All'estero godiamo di cattiva fama. Il guru Jim O' Neill di Goldman Sachs spiegò qualche anno fa a Davos che all'Italia erano rimasti solo «cibo e calcio» (salvo poi pentirsi). «The Economist», tra le altre cose, ci aveva immortalati con la celeberrima copertina dell'Italia sorretta dalle stampelle e il titolo: «La vera malata d'Europa». Siamo quasi sempre bistrattati anche dalle principali classifiche internazionali che, spesso, non sono dei veri indici competitivi ma tendono a fotografare il livello di attrattività del paese. Ma adesso arriva il «medagliere internazionale» compilato da Fortis a dare speranza al made in Italy, a restituirci un po' di smalto e la conferma della nostra forza sui mercati esteri, in parecchi settori, a cominciare dalla meccanica strumentale.

Ci possiamo così togliere qualche soddisfazione dopo tanti anni di «declinismo». Nel senso che questo medagliere assegna all'Italia un posto di primissimo piano nello scenario competitivo mondiale, collocandoci dopo la Germania. Tutto bene, dunque? Tra gli addetti ai lavori qualche perplessità rimane. Per Fabrizio Onida, ordinario di Economia internazionale alla Bocconi, il «ritorno della fiducia segnalato dall'Isae farà difficoltà a trasformarsi in effettiva crescita del Prodotto interno lordo dove abbiamo perso almeno cinque punti percentuali». Anche perché, al di là della fiducia, ci sono alcuni elementi che contribuiscono «a stemperarla».

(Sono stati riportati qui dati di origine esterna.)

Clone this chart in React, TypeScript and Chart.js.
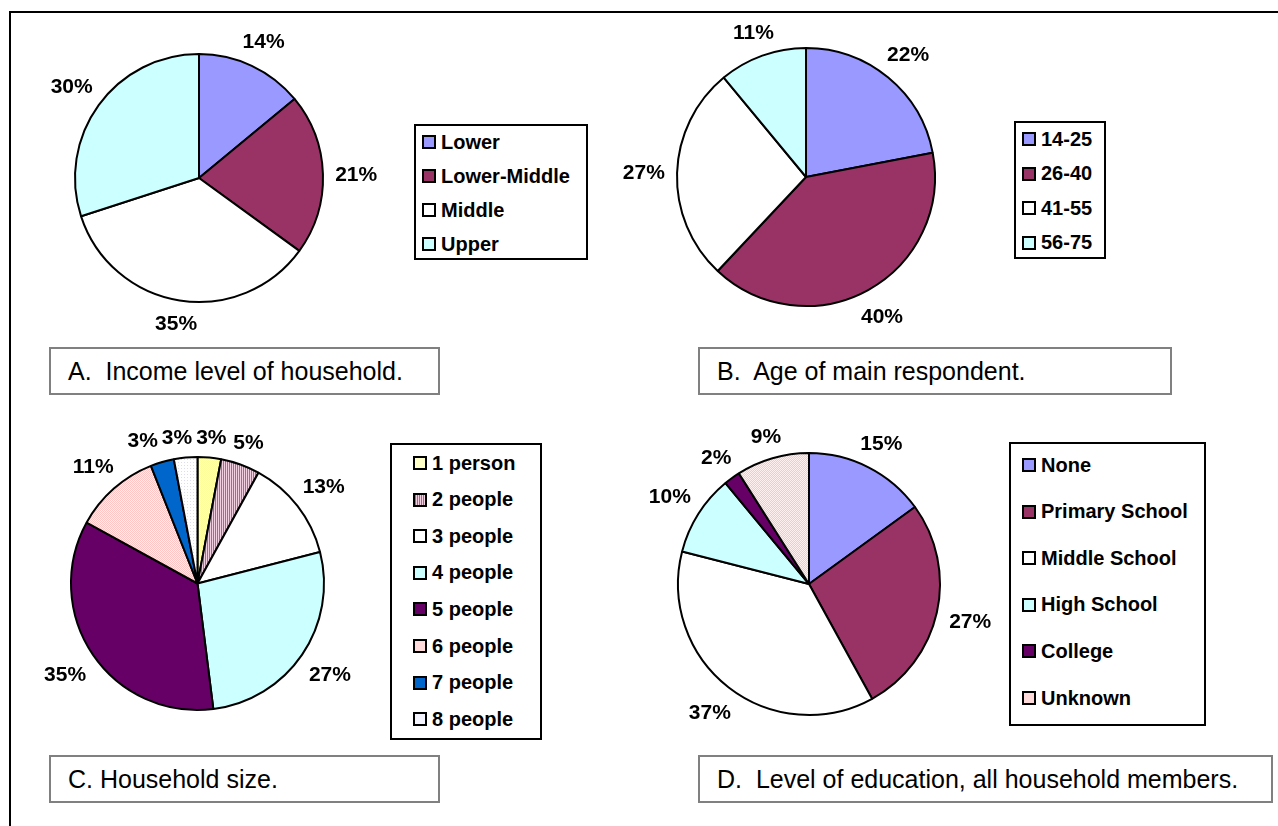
import React, { useEffect, useRef } from 'react';
import { Chart, registerables } from 'chart.js';

Chart.register(...registerables);

// ---------- data ----------
const incomeLabels = ['Lower', 'Lower-Middle', 'Middle', 'Upper'];
const incomeValues = [14, 21, 35, 30];

const ageLabels = ['14-25', '26-40', '41-55', '56-75'];
const ageValues = [22, 40, 27, 11];

const sizeLabels = ['1 person', '2 people', '3 people', '4 people', '5 people', '6 people', '7 people', '8 people'];
const sizeValues = [3, 5, 13, 27, 35, 11, 3, 3];

const eduLabels = ['None', 'Primary School', 'Middle School', 'High School', 'College', 'Unknown'];
const eduValues = [15, 27, 37, 10, 2, 9];

const captionA = 'A.  Income level of household.';
const captionB = 'B.  Age of main respondent.';
const captionC = 'C. Household size.';
const captionD = 'D.  Level of education, all household members.';

// ---------- styles ----------
const incomeFills = ['#9999FF', '#993366', '#FFFFFF', '#CCFFFF'];
const ageFills = ['#9999FF', '#993366', '#FFFFFF', '#CCFFFF'];
const sizeFills = ['pat:yellow', 'pat:stripes', '#FFFFFF', '#CCFFFF', '#660066', 'pat:pink', '#0066CC', 'pat:dots'];
const eduFills = ['#9999FF', '#993366', '#FFFFFF', '#CCFFFF', '#660066', 'pat:pink'];

const swatchCss: Record<string, string> = {
  'pat:yellow': '#FFFFC8',
  'pat:stripes': 'repeating-linear-gradient(90deg, #B8608C 0px 1px, #F2D0E2 1px 2px)',
  'pat:pink': '#FFDADA',
  'pat:dots': '#F4F4FF',
};

const FONT = '"Liberation Sans", Arial, Helvetica, sans-serif';

function makePattern(key: string): CanvasPattern | string {
  const c = document.createElement('canvas');
  const ctx = c.getContext('2d');
  if (!ctx) return '#fff';
  if (key === 'yellow') {
    c.width = 2; c.height = 2;
    ctx.fillStyle = '#FFFFE8'; ctx.fillRect(0, 0, 2, 2);
    ctx.fillStyle = '#FFFF99'; ctx.fillRect(0, 0, 1, 1); ctx.fillRect(1, 1, 1, 1);
  } else if (key === 'stripes') {
    c.width = 2; c.height = 1;
    ctx.fillStyle = '#B8608C'; ctx.fillRect(0, 0, 1, 1);
    ctx.fillStyle = '#F2D0E2'; ctx.fillRect(1, 0, 1, 1);
  } else if (key === 'pink') {
    c.width = 2; c.height = 2;
    ctx.fillStyle = '#FFF0F0'; ctx.fillRect(0, 0, 2, 2);
    ctx.fillStyle = '#FFC4C4'; ctx.fillRect(0, 0, 1, 1); ctx.fillRect(1, 1, 1, 1);
  } else {
    c.width = 3; c.height = 3;
    ctx.fillStyle = '#FFFFFF'; ctx.fillRect(0, 0, 3, 3);
    ctx.fillStyle = '#DCDCF4'; ctx.fillRect(0, 0, 1, 1);
  }
  return ctx.createPattern(c, 'repeat') || '#fff';
}

type LabelItem = { i: number; x: number; y: number; w: number; text: string };

const pctLabels = {
  id: 'pctLabels',
  afterDatasetsDraw(chart: any, _args: any, opts: any) {
    const ctx = chart.ctx as CanvasRenderingContext2D;
    const meta = chart.getDatasetMeta(0);
    const data = chart.data.datasets[0].data as number[];
    ctx.save();
    ctx.font = `bold 21px ${FONT}`;
    ctx.fillStyle = '#000';
    ctx.textAlign = 'center';
    ctx.textBaseline = 'alphabetic';
    const h = 15;
    let cx = 0;
    const items: LabelItem[] = meta.data.map((arc: any, i: number) => {
      const p = arc.getProps(['x', 'y', 'startAngle', 'endAngle', 'outerRadius'], true);
      cx = p.x;
      const a = (p.startAngle + p.endAngle) / 2;
      const text = `${data[i]}%`;
      const w = ctx.measureText(text).width;
      const proj = Math.abs(Math.cos(a)) * w / 2 + Math.abs(Math.sin(a)) * h / 2;
      const d = p.outerRadius + (opts.gap ?? 12) + proj;
      return { i, x: p.x + Math.cos(a) * d, y: p.y + Math.sin(a) * d, w, text };
    });
    // simple overlap avoidance: right side clockwise, left side counter-clockwise
    const placed: LabelItem[] = [];
    const pad = 4;
    const hits = (a: LabelItem, b: LabelItem) =>
      Math.abs(a.x - b.x) < (a.w + b.w) / 2 + pad && Math.abs(a.y - b.y) < h + 2;
    const right = items.filter((it) => it.x >= cx);
    const left = items.filter((it) => it.x < cx).reverse();
    for (const it of right) {
      for (let k = 0; k < 5; k++) {
        let moved = false;
        for (const q of placed) {
          if (hits(it, q)) { it.x = q.x + (q.w + it.w) / 2 + pad; moved = true; }
        }
        if (!moved) break;
      }
      placed.push(it);
    }
    for (const it of left) {
      for (let k = 0; k < 5; k++) {
        let moved = false;
        for (const q of placed) {
          if (hits(it, q)) { it.x = q.x - (q.w + it.w) / 2 - pad; moved = true; }
        }
        if (!moved) break;
      }
      placed.push(it);
    }
    for (const it of items) ctx.fillText(it.text, it.x, it.y + h / 2);
    ctx.restore();
  },
};

type PieProps = { cx: number; cy: number; r: number; labels: string[]; values: number[]; fills: string[] };

function Pie({ cx, cy, r, labels, values, fills }: PieProps) {
  const ref = useRef<HTMLCanvasElement | null>(null);
  const W = Math.round(2 * (r + 64));
  const H = Math.round(2 * (r + 40));
  useEffect(() => {
    if (!ref.current) return;
    const bg = fills.map((f) => (f.startsWith('pat:') ? makePattern(f.slice(4)) : f));
    const chart = new Chart(ref.current, {
      type: 'pie',
      data: {
        labels,
        datasets: [{ data: values, backgroundColor: bg as any, borderColor: '#000', borderWidth: 2, radius: r } as any],
      },
      options: {
        animation: false,
        responsive: false,
        layout: { padding: 0 },
        plugins: { legend: { display: false }, tooltip: { enabled: false }, pctLabels: { gap: 12 } } as any,
      },
      plugins: [pctLabels as any],
    });
    return () => chart.destroy();
  }, []);
  return (
    <canvas
      ref={ref}
      width={W}
      height={H}
      style={{ position: 'absolute', left: cx - W / 2, top: cy - H / 2, width: W, height: H }}
    />
  );
}

type LegendProps = {
  left: number; top: number; width: number; height: number;
  firstY: number; rowH: number; padLeft: number;
  labels: string[]; fills: string[];
};

function Legend({ left, top, width, height, firstY, rowH, padLeft, labels, fills }: LegendProps) {
  return (
    <div style={{ position: 'absolute', left, top, width, height, boxSizing: 'border-box', border: '2px solid #000', background: '#fff' }}>
      {labels.map((l, i) => (
        <div
          key={i}
          style={{
            position: 'absolute', left: padLeft - 2, top: firstY + i * rowH - top - 2 - 12, height: 24,
            display: 'flex', alignItems: 'center', font: `bold 20px ${FONT}`, whiteSpace: 'nowrap', color: '#000',
          }}
        >
          <span
            style={{
              display: 'inline-block', width: 14, height: 14, boxSizing: 'border-box', border: '2px solid #000',
              background: swatchCss[fills[i]] || fills[i], marginRight: 5, flex: 'none',
            }}
          />
          {l}
        </div>
      ))}
    </div>
  );
}

function Caption({ left, top, width, text }: { left: number; top: number; width: number; text: string }) {
  return (
    <div
      style={{
        position: 'absolute', left, top, width, height: 48, boxSizing: 'border-box', border: '2px solid #808080',
        background: '#fff', font: `25px ${FONT}`, display: 'flex', alignItems: 'center', paddingLeft: 17,
        whiteSpace: 'pre', color: '#000',
      }}
    >
      {text}
    </div>
  );
}

export default function App() {
  return (
    <div style={{ position: 'absolute', left: 0, top: 0, width: 1278, height: 826, background: '#fff', overflow: 'hidden' }}>
      <div style={{ position: 'absolute', left: 9, top: 11, width: 1300, height: 900, borderTop: '2px solid #000', borderLeft: '2px solid #000' }} />

      <Legend left={414} top={124} width={174} height={136} firstY={142} rowH={34} padLeft={8} labels={incomeLabels} fills={incomeFills} />
      <Legend left={1014} top={121} width={92} height={138} firstY={139} rowH={34.6} padLeft={8} labels={ageLabels} fills={ageFills} />
      <Legend left={390} top={443} width={152} height={297} firstY={463} rowH={36.6} padLeft={23} labels={sizeLabels} fills={sizeFills} />
      <Legend left={1009} top={442} width={197} height={284} firstY={465} rowH={46.6} padLeft={13} labels={eduLabels} fills={eduFills} />

      <Caption left={49} top={347} width={391} text={captionA} />
      <Caption left={698} top={347} width={474} text={captionB} />
      <Caption left={49} top={755} width={391} text={captionC} />
      <Caption left={698} top={755} width={575} text={captionD} />

      <Pie cx={199} cy={178} r={124} labels={incomeLabels} values={incomeValues} fills={incomeFills} />
      <Pie cx={806} cy={177} r={129} labels={ageLabels} values={ageValues} fills={ageFills} />
      <Pie cx={197.5} cy={583} r={126.5} labels={sizeLabels} values={sizeValues} fills={sizeFills} />
      <Pie cx={809} cy={584} r={131} labels={eduLabels} values={eduValues} fills={eduFills} />
    </div>
  );
}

Tra questi c'è l'elemento occupazionale che presenta qualche preoccupazione: «Prima o poi – osserva Onida – la cassa integrazione finirà e allora potrebbe affacciarsi lo spettro dei licenziamenti, anche perché il livello di utilizzo degli impianti è ancora insufficiente». Insomma, per Onida sarebbe forse meglio mettere ad esempio in campo strategie di aggregazione che consentano di aumentare la dimensione media delle nostre imprese, in maniera da incrementare la nostra «vocazione sistemistica che è ancora bassa, mentre siamo invece fornitori dei big mondiali come produttori specializzati o componentisti».